Particularly now, when communities are breaking up for lack of community oriented work, the Government should respond to ensure that these efficient, locally based organisations receive adequate resources and encouragement. As one letter put it:
No Parish Council will eagerly undertake (in the low key and economic way which is their trade mark) new valuable local initiatives if the expenditure attracts rate support grant from which the Parish and its ratepayers get no benefit.
The most recent survey by the National Association of Local Councils conducted in October 1979 produced 157 answers from 328 district councils with parish or community councils. The Association of District Councils advised its members not to reply to the questionnaire. Of the 157 which answered, 16 said that they paid the amount requested, 42 said that they gave grants of more than rate support grant resource element, 61 said that they gave less than their rate support grant resource element, two gave rate support grant resource and needs element and 38 gave nothing.
There is no reason to suppose that the figures have changed in favour of parish councils. With the present squeeze the money is even less likely to be paid out. In Treasury terms what I am asking for is a small sum. For 1981–82 it represents about 0·16 per cent. of a total local government expenditure of about £36 million.

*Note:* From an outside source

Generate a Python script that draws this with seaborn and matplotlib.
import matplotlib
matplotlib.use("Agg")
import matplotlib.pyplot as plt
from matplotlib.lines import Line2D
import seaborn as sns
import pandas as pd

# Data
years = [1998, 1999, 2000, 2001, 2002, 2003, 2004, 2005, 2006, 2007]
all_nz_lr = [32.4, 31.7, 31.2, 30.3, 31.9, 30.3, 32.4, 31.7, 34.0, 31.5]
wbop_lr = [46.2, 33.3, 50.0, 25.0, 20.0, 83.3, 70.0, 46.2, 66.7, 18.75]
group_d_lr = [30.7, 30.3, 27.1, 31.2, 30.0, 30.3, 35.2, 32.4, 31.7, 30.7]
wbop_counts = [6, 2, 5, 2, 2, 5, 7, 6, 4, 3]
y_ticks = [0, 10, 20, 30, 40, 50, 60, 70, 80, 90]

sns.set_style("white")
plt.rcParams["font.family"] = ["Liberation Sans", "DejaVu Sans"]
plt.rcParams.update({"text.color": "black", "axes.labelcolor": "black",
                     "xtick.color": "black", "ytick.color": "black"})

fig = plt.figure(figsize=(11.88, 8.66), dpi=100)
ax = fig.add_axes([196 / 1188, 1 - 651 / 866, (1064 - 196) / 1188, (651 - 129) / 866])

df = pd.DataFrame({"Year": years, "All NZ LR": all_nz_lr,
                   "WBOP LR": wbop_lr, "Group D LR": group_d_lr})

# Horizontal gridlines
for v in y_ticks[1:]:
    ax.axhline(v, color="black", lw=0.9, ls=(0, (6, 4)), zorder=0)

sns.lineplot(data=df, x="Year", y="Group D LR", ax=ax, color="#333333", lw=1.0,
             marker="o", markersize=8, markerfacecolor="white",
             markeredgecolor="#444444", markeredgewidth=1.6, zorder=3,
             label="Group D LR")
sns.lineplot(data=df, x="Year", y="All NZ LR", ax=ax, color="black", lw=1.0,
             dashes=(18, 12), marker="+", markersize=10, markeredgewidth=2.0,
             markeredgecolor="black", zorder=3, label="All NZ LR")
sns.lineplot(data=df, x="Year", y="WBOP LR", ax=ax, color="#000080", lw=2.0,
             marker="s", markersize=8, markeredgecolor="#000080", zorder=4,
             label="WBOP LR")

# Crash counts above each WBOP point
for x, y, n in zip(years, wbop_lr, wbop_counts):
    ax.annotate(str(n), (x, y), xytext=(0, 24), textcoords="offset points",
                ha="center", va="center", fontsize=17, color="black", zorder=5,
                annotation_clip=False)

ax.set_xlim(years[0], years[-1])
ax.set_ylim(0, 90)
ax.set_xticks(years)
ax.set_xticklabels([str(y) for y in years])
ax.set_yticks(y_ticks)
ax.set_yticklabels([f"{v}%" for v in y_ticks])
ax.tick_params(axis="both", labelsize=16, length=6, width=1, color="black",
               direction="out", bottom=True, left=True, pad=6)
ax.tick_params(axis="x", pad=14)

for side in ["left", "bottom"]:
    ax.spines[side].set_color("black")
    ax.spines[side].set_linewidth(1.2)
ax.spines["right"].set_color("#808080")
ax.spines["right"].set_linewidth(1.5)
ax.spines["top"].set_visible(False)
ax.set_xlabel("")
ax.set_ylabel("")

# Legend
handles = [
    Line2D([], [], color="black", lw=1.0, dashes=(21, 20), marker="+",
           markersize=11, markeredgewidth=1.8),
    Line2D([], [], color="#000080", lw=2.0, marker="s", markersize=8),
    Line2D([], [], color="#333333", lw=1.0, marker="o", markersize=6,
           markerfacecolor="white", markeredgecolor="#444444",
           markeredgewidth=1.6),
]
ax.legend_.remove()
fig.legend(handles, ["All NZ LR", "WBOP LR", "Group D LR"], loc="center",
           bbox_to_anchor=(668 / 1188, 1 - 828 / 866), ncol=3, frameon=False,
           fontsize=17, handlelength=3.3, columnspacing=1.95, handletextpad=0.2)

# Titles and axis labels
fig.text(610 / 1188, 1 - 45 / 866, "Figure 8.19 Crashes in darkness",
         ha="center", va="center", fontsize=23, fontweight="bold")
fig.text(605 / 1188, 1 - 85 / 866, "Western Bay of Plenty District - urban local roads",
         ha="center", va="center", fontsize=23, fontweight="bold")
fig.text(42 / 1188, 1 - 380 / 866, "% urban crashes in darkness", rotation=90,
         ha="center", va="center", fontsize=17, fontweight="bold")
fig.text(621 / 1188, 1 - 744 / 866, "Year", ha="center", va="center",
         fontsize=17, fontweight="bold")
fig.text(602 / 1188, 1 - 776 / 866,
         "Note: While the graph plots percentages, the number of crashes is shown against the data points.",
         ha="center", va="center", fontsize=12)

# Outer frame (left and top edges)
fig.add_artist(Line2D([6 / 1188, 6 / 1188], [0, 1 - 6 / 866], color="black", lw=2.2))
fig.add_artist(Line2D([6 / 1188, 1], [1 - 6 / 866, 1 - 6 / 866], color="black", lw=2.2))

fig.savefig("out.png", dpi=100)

The Government said in Committee that, if a way could be devised to force district councils to pay, they would adopt it. There is a solution in my proposal. It will allow the Secretary of State to make enabling regulations. Even if the Government will not accept the new clause, I hope that they will assure the House that a more acceptable amendment will be introduced in the other place.
I commend the new clause. Its purpose is to make parish, town and community councils masters in their own homes, to ensure that funds intended for their use are passed to them and to demonstrate that Parliament fully appreciates the valuable work of small councils which are rooted in their neighbourhoods.